═════ Material shown

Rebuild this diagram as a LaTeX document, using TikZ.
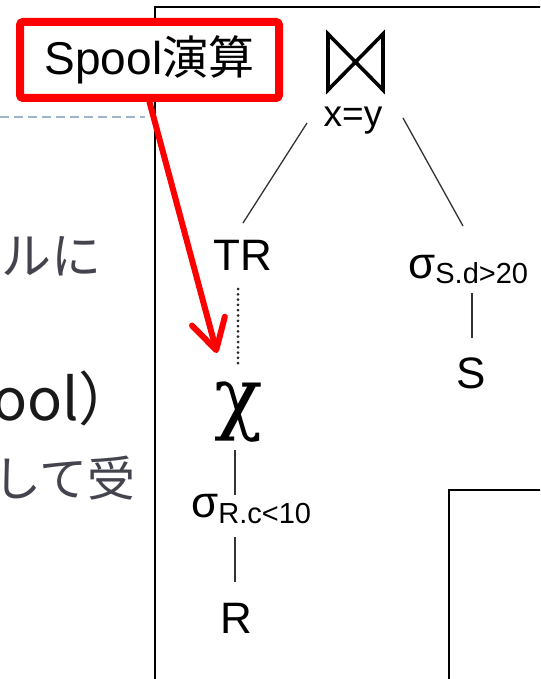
\documentclass[tikz,border=0pt]{standalone}
\usepackage{fontspec}
\setmainfont{Liberation Sans}
\newfontfamily\jp{Noto Sans CJK JP}
\newfontfamily\dejaserif{DejaVu Serif}
\usetikzlibrary{arrows.meta,calc}
\definecolor{slidegray}{HTML}{44444F}
\definecolor{dashblue}{HTML}{9FB4CC}
\definecolor{callred}{HTML}{FF0000}
\newcommand{\fsz}[1]{\fontsize{#1}{#1}\selectfont}
\begin{document}
\begin{tikzpicture}[x=1pt,y=-1pt,
  frame/.style={line width=2pt, draw=black},
  treeedge/.style={line width=1.3pt, draw=black!80},
  dotedge/.style={line width=3pt, draw=black!85, line cap=round, dash pattern=on 0pt off 5.3pt},
  bowtie/.style={line width=3.6pt, draw=black, line join=miter},
  lbl/.style={inner sep=0pt, text=black},
  slidetext/.style={inner sep=0pt, anchor=base east},
  callout/.style={draw=callred, line width=8pt, fill=white, rounded corners=3pt,
    minimum width=259pt, minimum height=76pt, inner sep=0pt},
  callarrow/.style={draw=callred, line width=6pt, line cap=round,
    -{Straight Barb[length=30pt,width=34pt,round]}}
]
\useasboundingbox (0,0) rectangle (540,679);
\clip (0,0) rectangle (540,679);
\fill[white] (0,0) rectangle (540,679);

% slide frames
\draw[frame] (155,700) -- (155,7) -- (560,7);
\draw[frame] (449,700) -- (449,490) -- (560,490);
\draw[draw=dashblue, line width=1.3pt, dash pattern=on 9pt off 5pt] (0,117) -- (145,117);

% partial slide text at left
\node[slidetext, text=slidegray, font={\jp\fsz{50}}] (t1) at (102,274) {ルに};
\node[slidetext, text=black!90, font={\jp\fsz{58}}] (t2) at (137,420) {pool）};
\node[slidetext, text=slidegray, font={\jp\fsz{48}}] (t3) at (136,496) {して受};

% tree
\coordinate (join) at (355,62);
\draw[bowtie] ($(join)+(-27,-28)$) -- ($(join)+(28,28)$) -- ($(join)+(28,-28)$)
  -- ($(join)+(-27,28)$) -- cycle;
\node[lbl, anchor=base, font={\fsz{37}}] (xy) at (353,127) {x=y};
\node[lbl, anchor=base, font={\fsz{44}}] (TR) at (243,270) {TR};
\node[lbl, anchor=base west] (sS) at (408,278)
  {{\fsz{44}σ}{\fsz{29}\raisebox{-5pt}{S.d>20}}};
\node[lbl, anchor=base, font={\fsz{44}}] (S) at (471,388) {S};
\node[lbl, anchor=base, font={\dejaserif\fsz{80}}] (chi) at (239,424) {χ};
\node[lbl, anchor=base west] (sR) at (191,517)
  {{\fsz{44}σ}{\fsz{29}\raisebox{-6pt}{R.c<10}}};
\node[lbl, anchor=base, font={\fsz{44}}] (R) at (236,633) {R};

\draw[treeedge] ($(xy.base)+(-46,-4)$) -- ($(TR.base)+(0,-47)$);
\draw[treeedge] ($(xy.base)+(50,-9)$) -- ($(sS.base west)+(55,-52)$);
\draw[dotedge] ($(TR.base)+(-5,19)$) -- ($(chi.base)+(-1,-58)$);
\draw[treeedge] ($(chi.base)+(-4,26)$) -- ($(sR.base west)+(44,-22)$);
\draw[treeedge] ($(sR.base west)+(44,20)$) -- ($(R.base)+(-1,-51)$);
\draw[treeedge] ($(sS.base west)+(64,15)$) -- ($(S.base)+(1,-50)$);

% callout
\node[callout, font={\fsz{46}}] (spool) at (149.5,60) {Spool{\jp 演算}};
\coordinate (arrowtip) at (217,353);
\draw[callarrow] (spool.south) -- (arrowtip);
\end{tikzpicture}
\end{document}
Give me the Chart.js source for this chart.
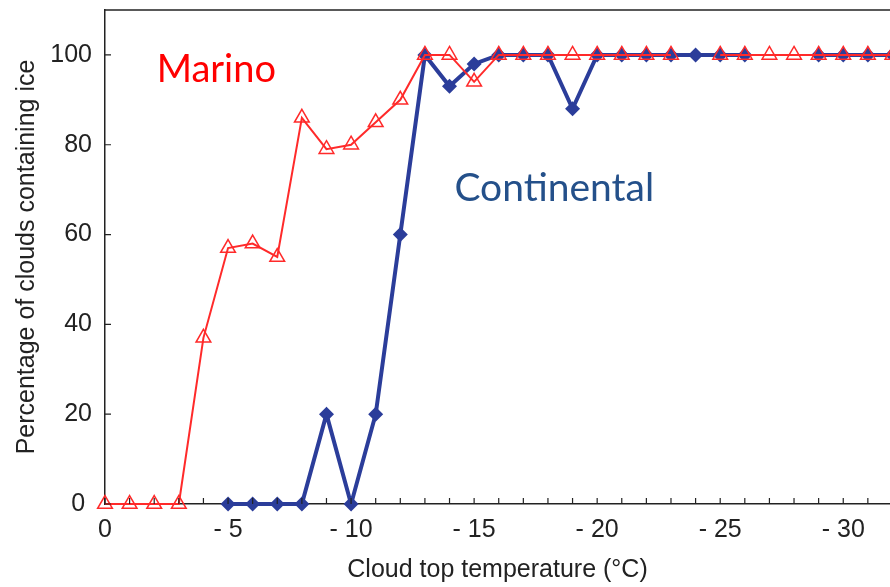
<!DOCTYPE html>
<html>
<head>
<meta charset="utf-8">
<script src="https://cdn.jsdelivr.net/npm/chart.js@4/dist/chart.umd.min.js"></script>
<style>
  html, body { margin: 0; padding: 0; background: #fff; }
  #chart { display: block; }
</style>
</head>
<body>
<canvas id="chart" width="890" height="587"></canvas>
<script>
// cloud top temperature (degC), one reading per degree
var temps = [0, -1, -2, -3, -4, -5, -6, -7, -8, -9, -10, -11, -12, -13, -14, -15, -16,
	-17, -18, -19, -20, -21, -22, -23, -24, -25, -26, -27, -28, -29, -30, -31, -32]

// percentage of clouds containing ice
var marino = [0, 0, 0, 0, 37, 57, 58, 55, 86, 79, 80, 85, 90, 100, 100, 94, 100,
	100, 100, 100, 100, 100, 100, 100, null, 100, 100, 100, 100, 100, 100, 100, 100]
var continental = [null, null, null, null, null, 0, 0, 0, 0, 20, 0, 20, 60, 100, 93, 98, 100,
	100, 100, 88, 100, 100, 100, 100, 100, 100, 100, null, null, 100, 100, 100, 100]

var yTickValues = [0, 20, 40, 60, 80, 100]
var xLabelValues = [0, -5, -10, -15, -20, -25, -30]

var seriesLabels = [
	{ text: 'Marino', x: -2.1, y: 96.7, color: '#ff0000' },
	{ text: 'Continental', x: -14.2, y: 70.2, color: '#24508a' }
]

function pts(values) {
	var out = []
	for (var i = 0; i < temps.length; i++) {
		out.push({ x: temps[i], y: values[i] })
	}
	return out
}

// top frame line, inward tick marks and the two series names
var frameAndLabels = {
	id: 'frameAndLabels',
	afterDraw: function (chart) {
		var ctx = chart.ctx
		var a = chart.chartArea
		var xs = chart.scales.x
		var ys = chart.scales.y
		ctx.save()
		ctx.strokeStyle = '#222'
		ctx.lineWidth = 1.5
		ctx.beginPath()
		ctx.moveTo(a.left, a.top)
		ctx.lineTo(a.right + 2, a.top)
		ctx.stroke()

		ctx.lineWidth = 1.2
		ctx.beginPath()
		for (var t = 0; t >= -32; t--) {
			var px = xs.getPixelForValue(t)
			if (px > a.right) continue
			ctx.moveTo(px, a.bottom)
			ctx.lineTo(px, a.bottom - 6)
		}
		yTickValues.forEach(function (v) {
			var py = ys.getPixelForValue(v)
			ctx.moveTo(a.left, py)
			ctx.lineTo(a.left + 6, py)
		})
		ctx.stroke()

		ctx.textBaseline = 'middle'
		ctx.textAlign = 'left'
		seriesLabels.forEach(function (l) {
			ctx.font = (l.text === 'Marino' ? 38 : 39) + 'px Lato, "Open Sans", sans-serif'
			ctx.fillStyle = l.color
			ctx.fillText(l.text, xs.getPixelForValue(l.x), ys.getPixelForValue(l.y))
		})
		ctx.restore()
	}
}

var tickFont = { family: '"Liberation Sans", Arial, sans-serif', size: 25 }

new Chart(document.getElementById('chart'), {
	type: 'line',
	data: {
		datasets: [{
			label: 'Marino',
			data: pts(marino),
			borderColor: '#ff2a2a',
			borderWidth: 2,
			pointStyle: 'triangle',
			pointRadius: 8.5,
			pointBorderWidth: 1.5,
			pointBorderColor: '#ff2a2a',
			pointBackgroundColor: 'rgba(255,255,255,0)',
			spanGaps: false,
			clip: false,
			tension: 0
		}, {
			label: 'Continental',
			data: pts(continental),
			borderColor: '#2b3d9a',
			borderWidth: 4,
			pointStyle: 'rectRot',
			pointRadius: 7.5,
			pointBorderWidth: 0,
			pointBackgroundColor: '#2b3d9a',
			spanGaps: false,
			clip: false,
			tension: 0
		}]
	},
	options: {
		responsive: false,
		animation: false,
		devicePixelRatio: 1,
		layout: { autoPadding: false, padding: { top: 10, right: 0, left: 0, bottom: 0 } },
		plugins: {
			legend: { display: false },
			tooltip: { enabled: false }
		},
		scales: {
			x: {
				type: 'linear',
				reverse: true,
				min: -31.9,
				max: 0,
				grid: { display: false },
				border: { display: true, color: '#222', width: 1.5 },
				afterBuildTicks: function (scale) {
					scale.ticks = xLabelValues.map(function (v) { return { value: v } })
				},
				afterFit: function (scale) {
					scale.height = 83
					scale.paddingLeft = 0
					scale.paddingRight = 0
				},
				ticks: {
					autoSkip: false,
					maxRotation: 0,
					padding: 3,
					color: '#222',
					font: tickFont,
					callback: function (v) { return v === 0 ? '0' : '- ' + Math.abs(v) }
				},
				title: {
					display: true,
					text: 'Cloud top temperature (°C)',
					color: '#222',
					font: tickFont,
					padding: { top: 0, bottom: 2 }
				}
			},
			y: {
				min: 0,
				max: 110,
				grid: { display: false },
				border: { display: true, color: '#222', width: 1.5 },
				afterBuildTicks: function (scale) {
					scale.ticks = yTickValues.map(function (v) { return { value: v } })
				},
				afterFit: function (scale) {
					scale.width = 105
					scale.paddingTop = 0
					scale.paddingBottom = 0
				},
				ticks: {
					padding: 5,
					color: '#222',
					font: tickFont,
					// the zero label sits a little left, clear of the x-axis zero
					callback: function (v) { return v === 0 ? '0 ' : String(v) }
				},
				title: {
					display: true,
					text: 'Percentage of clouds containing ice',
					color: '#222',
					font: tickFont,
					padding: { top: 12, bottom: 0 }
				}
			}
		}
	},
	plugins: [frameAndLabels]
})
</script>
</body>
</html>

══════════

» **Task goal**:
Copy each line holding the word "this" from the listing above.

» **Full response**:
Rebuild this diagram as a LaTeX document, using TikZ.
Give me the Chart.js source for this chart.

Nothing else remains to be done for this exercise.